▶ **OBJECTIVE**
Nothing but the lines from the top of the data to the line holding "buses = list(range(1, 34))" should be printed, word for word and both ends included; leave the pictures out.

[BEGIN EXTRACTED RECORDS]

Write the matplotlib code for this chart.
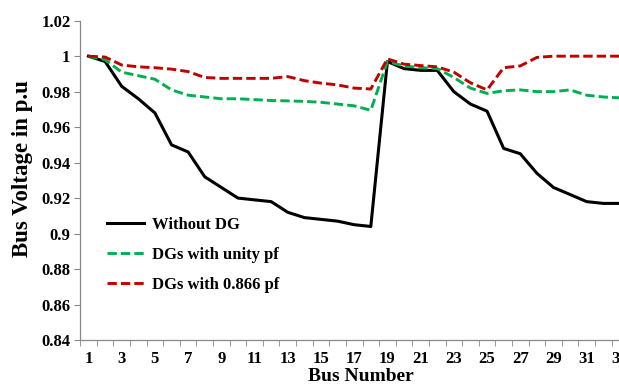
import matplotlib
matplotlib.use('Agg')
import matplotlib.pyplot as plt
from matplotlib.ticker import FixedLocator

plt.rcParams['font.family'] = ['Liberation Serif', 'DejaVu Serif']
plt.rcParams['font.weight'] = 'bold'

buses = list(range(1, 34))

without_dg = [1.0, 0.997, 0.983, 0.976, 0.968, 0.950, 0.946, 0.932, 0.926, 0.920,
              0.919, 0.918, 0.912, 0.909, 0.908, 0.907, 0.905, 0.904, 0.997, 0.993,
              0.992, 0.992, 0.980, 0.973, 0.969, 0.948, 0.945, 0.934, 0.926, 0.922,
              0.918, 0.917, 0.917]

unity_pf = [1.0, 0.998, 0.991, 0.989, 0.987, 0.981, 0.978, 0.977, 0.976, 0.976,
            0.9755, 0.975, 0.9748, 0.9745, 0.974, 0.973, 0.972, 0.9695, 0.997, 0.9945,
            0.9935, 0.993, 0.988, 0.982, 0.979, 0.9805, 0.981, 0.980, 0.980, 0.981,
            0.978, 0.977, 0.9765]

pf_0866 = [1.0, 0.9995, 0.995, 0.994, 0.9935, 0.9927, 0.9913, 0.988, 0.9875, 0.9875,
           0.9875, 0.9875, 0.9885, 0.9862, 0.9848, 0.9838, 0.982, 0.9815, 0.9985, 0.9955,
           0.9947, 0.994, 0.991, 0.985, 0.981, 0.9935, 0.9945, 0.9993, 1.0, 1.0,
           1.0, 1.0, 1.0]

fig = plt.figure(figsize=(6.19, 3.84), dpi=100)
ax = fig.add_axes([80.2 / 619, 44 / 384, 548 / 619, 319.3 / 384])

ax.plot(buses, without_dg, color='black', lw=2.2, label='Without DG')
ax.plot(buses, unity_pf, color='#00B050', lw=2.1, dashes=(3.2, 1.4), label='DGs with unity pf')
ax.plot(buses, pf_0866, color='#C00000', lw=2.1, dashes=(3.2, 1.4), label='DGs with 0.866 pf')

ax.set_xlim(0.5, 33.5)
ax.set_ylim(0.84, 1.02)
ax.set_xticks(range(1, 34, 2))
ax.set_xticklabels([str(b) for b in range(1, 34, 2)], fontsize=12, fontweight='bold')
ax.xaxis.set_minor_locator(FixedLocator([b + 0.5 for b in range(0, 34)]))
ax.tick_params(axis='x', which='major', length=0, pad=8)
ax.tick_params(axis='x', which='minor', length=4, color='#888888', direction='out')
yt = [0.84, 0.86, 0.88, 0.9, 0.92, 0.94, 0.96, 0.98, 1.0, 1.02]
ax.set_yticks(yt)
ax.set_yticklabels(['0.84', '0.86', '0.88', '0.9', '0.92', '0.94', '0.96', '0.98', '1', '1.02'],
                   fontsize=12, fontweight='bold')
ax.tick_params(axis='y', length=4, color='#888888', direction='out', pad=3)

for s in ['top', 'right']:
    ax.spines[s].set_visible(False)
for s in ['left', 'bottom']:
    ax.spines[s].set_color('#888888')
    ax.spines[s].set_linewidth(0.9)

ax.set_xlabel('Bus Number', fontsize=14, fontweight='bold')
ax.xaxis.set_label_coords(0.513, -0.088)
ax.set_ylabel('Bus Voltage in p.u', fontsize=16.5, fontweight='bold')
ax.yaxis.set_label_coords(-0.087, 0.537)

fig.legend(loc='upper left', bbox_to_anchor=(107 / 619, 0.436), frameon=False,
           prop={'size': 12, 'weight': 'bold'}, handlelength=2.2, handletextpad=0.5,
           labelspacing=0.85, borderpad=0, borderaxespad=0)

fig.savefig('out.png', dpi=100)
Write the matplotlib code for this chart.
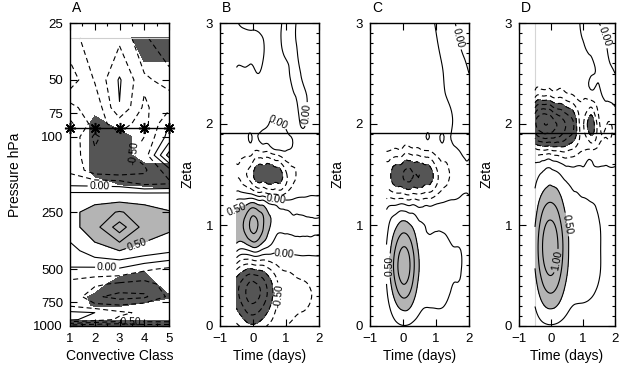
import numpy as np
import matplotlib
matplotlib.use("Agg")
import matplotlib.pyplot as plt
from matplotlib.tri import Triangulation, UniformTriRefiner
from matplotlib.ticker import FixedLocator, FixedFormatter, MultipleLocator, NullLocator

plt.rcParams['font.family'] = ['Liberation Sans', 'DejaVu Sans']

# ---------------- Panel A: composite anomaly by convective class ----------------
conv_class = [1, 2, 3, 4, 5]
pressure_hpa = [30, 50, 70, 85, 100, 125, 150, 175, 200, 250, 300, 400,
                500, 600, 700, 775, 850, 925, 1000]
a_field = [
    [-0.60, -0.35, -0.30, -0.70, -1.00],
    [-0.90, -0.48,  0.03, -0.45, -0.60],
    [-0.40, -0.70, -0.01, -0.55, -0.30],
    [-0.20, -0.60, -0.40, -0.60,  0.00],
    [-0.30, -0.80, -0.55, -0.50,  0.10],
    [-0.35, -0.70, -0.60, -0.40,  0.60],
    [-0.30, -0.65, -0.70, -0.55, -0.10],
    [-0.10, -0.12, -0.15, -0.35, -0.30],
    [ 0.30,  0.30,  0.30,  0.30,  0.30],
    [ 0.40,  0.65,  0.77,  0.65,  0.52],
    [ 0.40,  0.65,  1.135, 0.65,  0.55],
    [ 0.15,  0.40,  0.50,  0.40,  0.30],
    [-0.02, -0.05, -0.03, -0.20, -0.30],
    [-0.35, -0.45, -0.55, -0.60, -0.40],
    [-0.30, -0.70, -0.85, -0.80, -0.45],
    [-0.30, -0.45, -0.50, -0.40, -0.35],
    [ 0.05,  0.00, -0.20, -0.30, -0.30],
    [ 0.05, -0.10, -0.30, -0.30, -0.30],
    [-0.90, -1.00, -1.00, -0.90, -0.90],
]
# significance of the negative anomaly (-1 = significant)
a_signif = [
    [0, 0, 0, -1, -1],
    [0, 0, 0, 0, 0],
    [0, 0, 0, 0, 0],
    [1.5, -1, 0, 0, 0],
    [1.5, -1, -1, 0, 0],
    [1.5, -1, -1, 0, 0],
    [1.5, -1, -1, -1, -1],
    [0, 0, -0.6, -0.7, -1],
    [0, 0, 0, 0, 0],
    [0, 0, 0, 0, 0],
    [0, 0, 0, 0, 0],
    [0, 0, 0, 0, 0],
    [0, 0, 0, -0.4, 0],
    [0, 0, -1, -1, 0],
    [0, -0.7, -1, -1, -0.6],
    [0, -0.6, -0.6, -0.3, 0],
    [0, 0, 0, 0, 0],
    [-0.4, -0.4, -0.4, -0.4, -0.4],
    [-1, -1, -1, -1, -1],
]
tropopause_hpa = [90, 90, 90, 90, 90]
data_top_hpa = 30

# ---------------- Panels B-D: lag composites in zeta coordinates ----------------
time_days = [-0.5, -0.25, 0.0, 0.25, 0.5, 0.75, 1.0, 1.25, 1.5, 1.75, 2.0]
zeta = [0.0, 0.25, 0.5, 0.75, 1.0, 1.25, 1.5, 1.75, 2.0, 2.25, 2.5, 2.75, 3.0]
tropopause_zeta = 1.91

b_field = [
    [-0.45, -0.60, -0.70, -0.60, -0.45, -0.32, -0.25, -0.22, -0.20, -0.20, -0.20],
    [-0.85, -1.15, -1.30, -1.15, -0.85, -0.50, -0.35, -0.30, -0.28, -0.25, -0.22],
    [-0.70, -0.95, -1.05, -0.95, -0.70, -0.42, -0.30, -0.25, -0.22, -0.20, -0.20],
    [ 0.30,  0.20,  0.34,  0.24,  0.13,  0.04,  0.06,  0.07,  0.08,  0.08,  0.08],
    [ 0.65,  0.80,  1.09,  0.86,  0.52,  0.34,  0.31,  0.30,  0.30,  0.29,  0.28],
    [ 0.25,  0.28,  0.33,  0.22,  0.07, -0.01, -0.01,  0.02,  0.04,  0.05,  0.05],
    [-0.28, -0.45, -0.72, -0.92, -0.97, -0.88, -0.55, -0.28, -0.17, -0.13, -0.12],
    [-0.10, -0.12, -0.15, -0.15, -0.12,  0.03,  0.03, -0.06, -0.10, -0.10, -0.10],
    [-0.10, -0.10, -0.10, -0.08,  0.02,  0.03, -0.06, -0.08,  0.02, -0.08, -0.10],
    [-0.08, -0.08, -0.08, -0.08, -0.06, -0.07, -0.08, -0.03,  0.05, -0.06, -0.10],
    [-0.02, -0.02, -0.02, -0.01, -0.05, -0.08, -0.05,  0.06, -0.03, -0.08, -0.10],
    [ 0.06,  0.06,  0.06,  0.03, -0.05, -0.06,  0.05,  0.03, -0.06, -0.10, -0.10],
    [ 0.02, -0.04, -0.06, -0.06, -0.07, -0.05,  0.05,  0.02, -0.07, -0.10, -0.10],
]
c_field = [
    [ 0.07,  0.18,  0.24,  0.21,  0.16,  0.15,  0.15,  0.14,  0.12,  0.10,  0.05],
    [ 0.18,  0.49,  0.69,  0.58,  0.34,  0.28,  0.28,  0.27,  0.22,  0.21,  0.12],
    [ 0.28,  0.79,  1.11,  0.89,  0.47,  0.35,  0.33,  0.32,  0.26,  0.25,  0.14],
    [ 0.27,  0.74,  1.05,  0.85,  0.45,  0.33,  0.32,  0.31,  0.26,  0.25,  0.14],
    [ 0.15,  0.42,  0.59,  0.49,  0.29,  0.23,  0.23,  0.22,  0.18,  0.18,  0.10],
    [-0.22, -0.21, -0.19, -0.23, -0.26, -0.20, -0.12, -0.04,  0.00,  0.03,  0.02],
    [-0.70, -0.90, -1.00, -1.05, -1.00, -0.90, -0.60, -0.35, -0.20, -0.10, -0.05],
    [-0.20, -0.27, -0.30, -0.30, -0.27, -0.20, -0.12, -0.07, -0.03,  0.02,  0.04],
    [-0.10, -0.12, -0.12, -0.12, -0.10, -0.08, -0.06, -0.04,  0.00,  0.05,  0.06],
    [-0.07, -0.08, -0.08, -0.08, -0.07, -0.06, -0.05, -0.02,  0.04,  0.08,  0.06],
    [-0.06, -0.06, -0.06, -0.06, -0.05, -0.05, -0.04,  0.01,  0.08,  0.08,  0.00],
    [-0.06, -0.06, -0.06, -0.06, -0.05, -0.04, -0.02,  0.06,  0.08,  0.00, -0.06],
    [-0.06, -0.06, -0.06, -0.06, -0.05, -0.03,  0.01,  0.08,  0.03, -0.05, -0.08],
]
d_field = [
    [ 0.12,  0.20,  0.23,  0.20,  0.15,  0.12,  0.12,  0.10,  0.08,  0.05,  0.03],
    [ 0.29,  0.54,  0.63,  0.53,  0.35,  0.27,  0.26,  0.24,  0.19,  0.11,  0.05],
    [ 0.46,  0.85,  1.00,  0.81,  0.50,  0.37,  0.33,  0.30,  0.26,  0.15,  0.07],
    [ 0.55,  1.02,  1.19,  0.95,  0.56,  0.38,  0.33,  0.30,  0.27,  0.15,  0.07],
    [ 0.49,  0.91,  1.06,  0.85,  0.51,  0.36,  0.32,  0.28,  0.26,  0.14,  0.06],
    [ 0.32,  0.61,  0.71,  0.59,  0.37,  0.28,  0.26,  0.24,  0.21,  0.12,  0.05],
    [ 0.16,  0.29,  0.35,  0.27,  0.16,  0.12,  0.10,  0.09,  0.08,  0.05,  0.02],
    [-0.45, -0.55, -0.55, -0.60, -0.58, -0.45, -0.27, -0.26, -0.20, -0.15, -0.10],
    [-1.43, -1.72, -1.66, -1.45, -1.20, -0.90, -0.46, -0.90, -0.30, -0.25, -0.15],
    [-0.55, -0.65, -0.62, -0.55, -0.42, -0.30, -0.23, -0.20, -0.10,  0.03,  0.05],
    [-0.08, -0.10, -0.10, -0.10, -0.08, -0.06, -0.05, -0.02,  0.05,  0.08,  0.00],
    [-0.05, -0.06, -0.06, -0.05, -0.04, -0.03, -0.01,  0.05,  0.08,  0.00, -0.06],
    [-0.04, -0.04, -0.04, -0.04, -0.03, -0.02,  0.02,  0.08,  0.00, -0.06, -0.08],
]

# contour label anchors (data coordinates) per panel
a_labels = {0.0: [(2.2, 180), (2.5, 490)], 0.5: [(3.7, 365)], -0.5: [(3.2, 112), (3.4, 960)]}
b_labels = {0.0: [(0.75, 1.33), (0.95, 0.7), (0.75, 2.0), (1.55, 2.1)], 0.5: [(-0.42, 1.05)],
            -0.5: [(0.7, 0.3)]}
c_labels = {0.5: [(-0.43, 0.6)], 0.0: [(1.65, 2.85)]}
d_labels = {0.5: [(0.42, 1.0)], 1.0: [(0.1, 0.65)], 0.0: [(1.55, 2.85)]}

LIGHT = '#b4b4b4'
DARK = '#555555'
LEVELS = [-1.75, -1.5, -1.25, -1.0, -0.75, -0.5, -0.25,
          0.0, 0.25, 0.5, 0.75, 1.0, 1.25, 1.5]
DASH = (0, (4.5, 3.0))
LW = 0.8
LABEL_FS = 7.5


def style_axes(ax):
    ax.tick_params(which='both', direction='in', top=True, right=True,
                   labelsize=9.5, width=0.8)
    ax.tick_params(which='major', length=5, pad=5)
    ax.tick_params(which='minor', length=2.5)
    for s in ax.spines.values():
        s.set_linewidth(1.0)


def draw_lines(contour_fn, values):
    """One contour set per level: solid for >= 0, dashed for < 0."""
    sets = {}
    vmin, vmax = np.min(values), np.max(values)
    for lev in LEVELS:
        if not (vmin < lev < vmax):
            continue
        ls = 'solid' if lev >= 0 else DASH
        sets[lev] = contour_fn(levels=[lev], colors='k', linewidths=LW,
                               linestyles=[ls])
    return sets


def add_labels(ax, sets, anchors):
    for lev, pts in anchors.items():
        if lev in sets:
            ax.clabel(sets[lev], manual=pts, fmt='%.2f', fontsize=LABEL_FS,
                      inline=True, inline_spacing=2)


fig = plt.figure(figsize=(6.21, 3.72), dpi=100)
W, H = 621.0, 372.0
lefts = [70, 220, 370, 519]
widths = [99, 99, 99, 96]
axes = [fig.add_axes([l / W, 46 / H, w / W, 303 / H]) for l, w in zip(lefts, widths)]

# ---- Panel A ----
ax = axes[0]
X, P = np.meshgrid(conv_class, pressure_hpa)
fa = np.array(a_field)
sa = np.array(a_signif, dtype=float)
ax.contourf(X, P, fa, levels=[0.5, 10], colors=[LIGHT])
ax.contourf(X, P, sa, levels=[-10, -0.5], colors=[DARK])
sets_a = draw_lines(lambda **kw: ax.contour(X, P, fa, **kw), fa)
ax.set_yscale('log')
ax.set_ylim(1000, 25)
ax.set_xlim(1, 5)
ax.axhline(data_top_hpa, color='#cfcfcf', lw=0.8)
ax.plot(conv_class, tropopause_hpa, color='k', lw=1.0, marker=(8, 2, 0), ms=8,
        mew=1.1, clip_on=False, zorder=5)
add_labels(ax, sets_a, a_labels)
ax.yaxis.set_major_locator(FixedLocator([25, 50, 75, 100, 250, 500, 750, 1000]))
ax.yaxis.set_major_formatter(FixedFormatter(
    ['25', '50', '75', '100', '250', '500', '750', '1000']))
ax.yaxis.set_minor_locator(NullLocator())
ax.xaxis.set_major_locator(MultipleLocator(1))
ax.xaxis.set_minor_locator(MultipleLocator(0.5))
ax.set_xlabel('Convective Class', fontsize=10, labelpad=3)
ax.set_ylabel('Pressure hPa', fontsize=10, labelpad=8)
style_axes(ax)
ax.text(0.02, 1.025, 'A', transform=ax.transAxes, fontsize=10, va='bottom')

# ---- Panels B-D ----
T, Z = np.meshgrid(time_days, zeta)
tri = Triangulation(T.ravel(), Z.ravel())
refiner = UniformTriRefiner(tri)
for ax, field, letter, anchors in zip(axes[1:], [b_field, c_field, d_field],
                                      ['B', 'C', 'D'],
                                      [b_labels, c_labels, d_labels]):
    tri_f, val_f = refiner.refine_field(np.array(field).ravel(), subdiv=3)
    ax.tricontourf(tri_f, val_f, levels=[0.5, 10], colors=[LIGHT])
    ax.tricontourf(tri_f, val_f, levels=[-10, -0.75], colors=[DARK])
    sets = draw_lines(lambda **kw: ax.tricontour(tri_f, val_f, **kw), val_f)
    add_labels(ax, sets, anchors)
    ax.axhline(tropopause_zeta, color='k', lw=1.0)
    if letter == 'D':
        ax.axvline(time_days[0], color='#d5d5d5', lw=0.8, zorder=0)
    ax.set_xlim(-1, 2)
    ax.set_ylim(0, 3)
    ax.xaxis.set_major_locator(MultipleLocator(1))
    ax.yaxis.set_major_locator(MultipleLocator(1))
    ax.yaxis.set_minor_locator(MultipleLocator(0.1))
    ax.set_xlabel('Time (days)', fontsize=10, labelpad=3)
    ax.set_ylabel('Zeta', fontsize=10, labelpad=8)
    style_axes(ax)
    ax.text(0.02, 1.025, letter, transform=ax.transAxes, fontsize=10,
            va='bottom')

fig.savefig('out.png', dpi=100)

[END EXTRACTED RECORDS]

▶ **FINISHED ANSWER**
Write the matplotlib code for this chart.
import matplotlib
matplotlib.use('Agg')
import matplotlib.pyplot as plt
from matplotlib.ticker import FixedLocator

plt.rcParams['font.family'] = ['Liberation Serif', 'DejaVu Serif']
plt.rcParams['font.weight'] = 'bold'

buses = list(range(1, 34))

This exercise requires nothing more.